▼

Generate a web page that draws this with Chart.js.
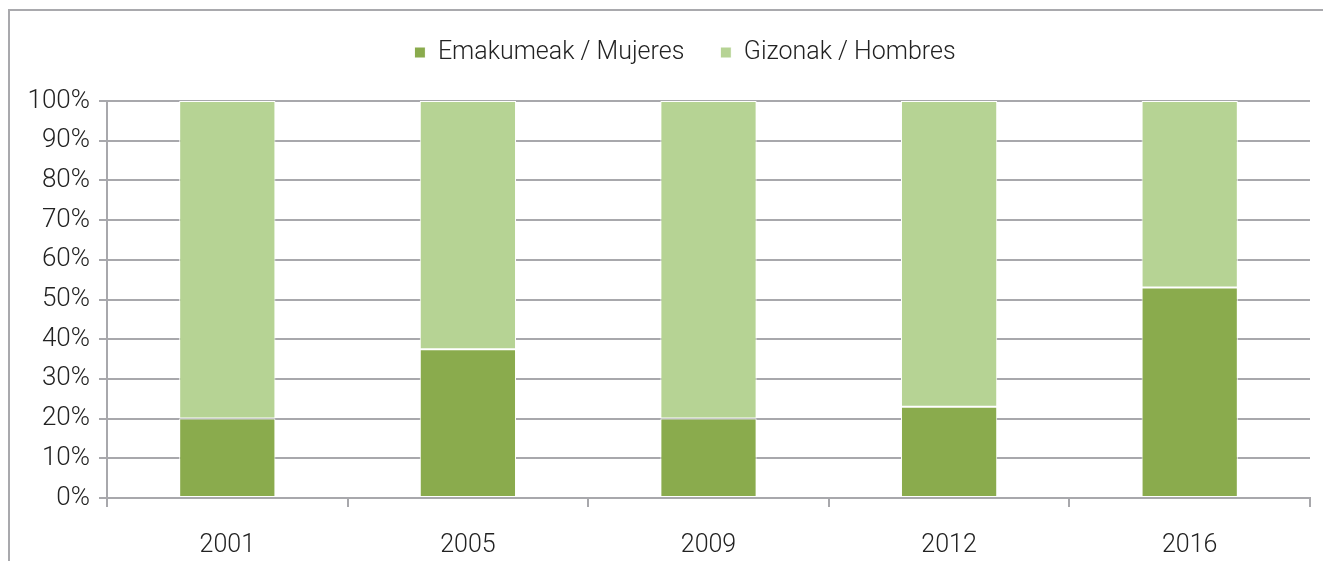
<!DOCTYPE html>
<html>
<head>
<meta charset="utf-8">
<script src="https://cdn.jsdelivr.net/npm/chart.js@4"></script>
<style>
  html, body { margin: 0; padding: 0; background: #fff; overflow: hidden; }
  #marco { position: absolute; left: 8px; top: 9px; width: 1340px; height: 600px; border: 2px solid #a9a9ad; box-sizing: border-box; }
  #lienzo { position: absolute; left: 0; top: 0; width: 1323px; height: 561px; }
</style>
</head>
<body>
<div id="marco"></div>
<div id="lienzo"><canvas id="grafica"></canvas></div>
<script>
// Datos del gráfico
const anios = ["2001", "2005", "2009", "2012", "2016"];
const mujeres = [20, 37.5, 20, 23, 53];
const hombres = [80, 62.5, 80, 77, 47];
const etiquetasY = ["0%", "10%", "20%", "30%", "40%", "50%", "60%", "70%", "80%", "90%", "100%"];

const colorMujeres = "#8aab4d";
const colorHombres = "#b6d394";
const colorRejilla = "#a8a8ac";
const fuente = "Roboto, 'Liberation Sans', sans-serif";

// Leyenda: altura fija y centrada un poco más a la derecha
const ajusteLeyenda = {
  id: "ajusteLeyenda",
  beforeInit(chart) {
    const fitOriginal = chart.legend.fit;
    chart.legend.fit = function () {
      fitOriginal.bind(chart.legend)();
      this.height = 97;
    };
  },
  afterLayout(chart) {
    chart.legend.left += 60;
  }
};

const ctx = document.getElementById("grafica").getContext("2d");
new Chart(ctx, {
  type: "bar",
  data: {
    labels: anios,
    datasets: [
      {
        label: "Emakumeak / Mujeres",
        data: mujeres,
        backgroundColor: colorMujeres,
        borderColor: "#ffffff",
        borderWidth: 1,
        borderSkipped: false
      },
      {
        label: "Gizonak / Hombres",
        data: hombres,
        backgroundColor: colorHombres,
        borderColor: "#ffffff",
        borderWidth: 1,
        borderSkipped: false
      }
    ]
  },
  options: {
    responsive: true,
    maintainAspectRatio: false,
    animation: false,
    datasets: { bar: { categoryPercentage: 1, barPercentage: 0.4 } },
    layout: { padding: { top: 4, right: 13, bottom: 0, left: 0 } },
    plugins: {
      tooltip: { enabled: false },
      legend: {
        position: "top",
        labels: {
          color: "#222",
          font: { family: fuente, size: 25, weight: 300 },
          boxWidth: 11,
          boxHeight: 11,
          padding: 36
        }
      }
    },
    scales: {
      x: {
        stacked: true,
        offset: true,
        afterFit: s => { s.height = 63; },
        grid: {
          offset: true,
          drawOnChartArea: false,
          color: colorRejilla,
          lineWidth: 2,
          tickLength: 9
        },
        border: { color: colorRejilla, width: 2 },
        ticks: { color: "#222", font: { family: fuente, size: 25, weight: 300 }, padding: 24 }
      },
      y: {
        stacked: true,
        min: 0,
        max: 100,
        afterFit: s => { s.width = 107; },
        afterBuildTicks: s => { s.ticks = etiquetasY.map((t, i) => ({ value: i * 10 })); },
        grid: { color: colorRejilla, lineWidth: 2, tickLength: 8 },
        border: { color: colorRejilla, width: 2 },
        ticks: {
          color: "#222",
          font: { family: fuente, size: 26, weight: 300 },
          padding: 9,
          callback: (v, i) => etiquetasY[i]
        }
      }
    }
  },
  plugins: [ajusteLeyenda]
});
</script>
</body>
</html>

▲
▼

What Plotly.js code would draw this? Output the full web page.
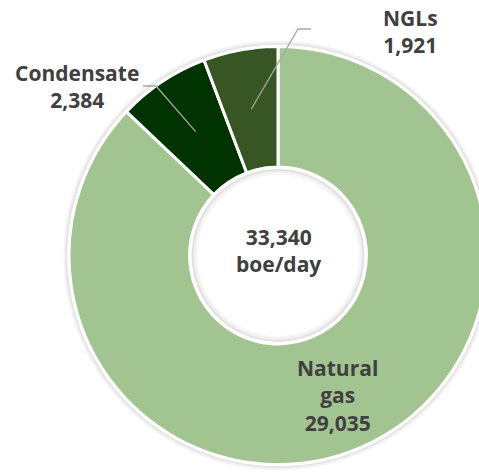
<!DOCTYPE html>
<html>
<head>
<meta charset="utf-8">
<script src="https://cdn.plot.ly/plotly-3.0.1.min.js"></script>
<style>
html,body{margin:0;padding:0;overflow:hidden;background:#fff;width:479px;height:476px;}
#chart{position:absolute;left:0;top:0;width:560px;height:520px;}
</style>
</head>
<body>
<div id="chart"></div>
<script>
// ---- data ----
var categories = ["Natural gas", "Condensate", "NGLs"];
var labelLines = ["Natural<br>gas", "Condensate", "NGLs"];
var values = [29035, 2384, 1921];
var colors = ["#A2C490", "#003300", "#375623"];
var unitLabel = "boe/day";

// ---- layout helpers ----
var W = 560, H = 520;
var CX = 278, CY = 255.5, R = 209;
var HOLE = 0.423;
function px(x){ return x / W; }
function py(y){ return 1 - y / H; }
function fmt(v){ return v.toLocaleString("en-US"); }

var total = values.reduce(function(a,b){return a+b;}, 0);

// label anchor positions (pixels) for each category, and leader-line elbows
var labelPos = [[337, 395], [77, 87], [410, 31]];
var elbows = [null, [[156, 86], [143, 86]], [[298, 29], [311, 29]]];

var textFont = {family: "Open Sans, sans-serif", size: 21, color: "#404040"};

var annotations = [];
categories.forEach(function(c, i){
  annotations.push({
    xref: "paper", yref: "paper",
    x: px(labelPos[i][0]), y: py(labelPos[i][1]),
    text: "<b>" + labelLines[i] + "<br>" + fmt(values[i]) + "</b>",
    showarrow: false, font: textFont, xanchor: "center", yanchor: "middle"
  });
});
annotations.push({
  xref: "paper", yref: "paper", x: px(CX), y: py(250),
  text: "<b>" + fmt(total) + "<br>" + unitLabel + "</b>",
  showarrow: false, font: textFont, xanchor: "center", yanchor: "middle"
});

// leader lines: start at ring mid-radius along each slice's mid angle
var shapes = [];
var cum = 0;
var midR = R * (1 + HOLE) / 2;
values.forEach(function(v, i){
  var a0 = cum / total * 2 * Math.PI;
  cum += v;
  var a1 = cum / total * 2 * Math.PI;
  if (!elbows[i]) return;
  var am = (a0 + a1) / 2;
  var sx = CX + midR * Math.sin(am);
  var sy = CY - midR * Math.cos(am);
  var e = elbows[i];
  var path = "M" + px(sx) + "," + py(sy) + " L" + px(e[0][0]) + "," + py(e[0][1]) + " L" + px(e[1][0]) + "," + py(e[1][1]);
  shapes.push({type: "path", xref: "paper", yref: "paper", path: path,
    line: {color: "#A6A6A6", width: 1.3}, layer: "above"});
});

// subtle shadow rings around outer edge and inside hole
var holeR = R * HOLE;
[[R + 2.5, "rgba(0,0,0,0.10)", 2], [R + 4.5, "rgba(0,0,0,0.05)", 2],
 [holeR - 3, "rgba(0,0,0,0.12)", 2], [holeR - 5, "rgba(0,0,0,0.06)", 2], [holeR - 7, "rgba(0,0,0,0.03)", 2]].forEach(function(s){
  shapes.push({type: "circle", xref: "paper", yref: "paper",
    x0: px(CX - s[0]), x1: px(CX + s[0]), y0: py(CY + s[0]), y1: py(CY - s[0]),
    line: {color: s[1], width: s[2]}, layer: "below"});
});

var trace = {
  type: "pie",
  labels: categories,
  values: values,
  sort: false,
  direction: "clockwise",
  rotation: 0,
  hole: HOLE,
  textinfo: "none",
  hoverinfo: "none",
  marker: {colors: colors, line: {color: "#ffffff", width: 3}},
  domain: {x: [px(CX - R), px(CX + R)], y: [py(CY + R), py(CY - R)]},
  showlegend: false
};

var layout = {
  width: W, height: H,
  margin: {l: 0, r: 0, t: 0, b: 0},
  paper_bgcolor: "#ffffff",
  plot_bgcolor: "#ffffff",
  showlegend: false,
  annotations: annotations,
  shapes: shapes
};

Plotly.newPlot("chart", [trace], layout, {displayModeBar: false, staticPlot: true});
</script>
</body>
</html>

▲

▶ _Aim_: Make a list of all lines in the data that contain "this".

▶ _Written reply_:
Generate a web page that draws this with Chart.js.
      this.height = 97;
What Plotly.js code would draw this? Output the full web page.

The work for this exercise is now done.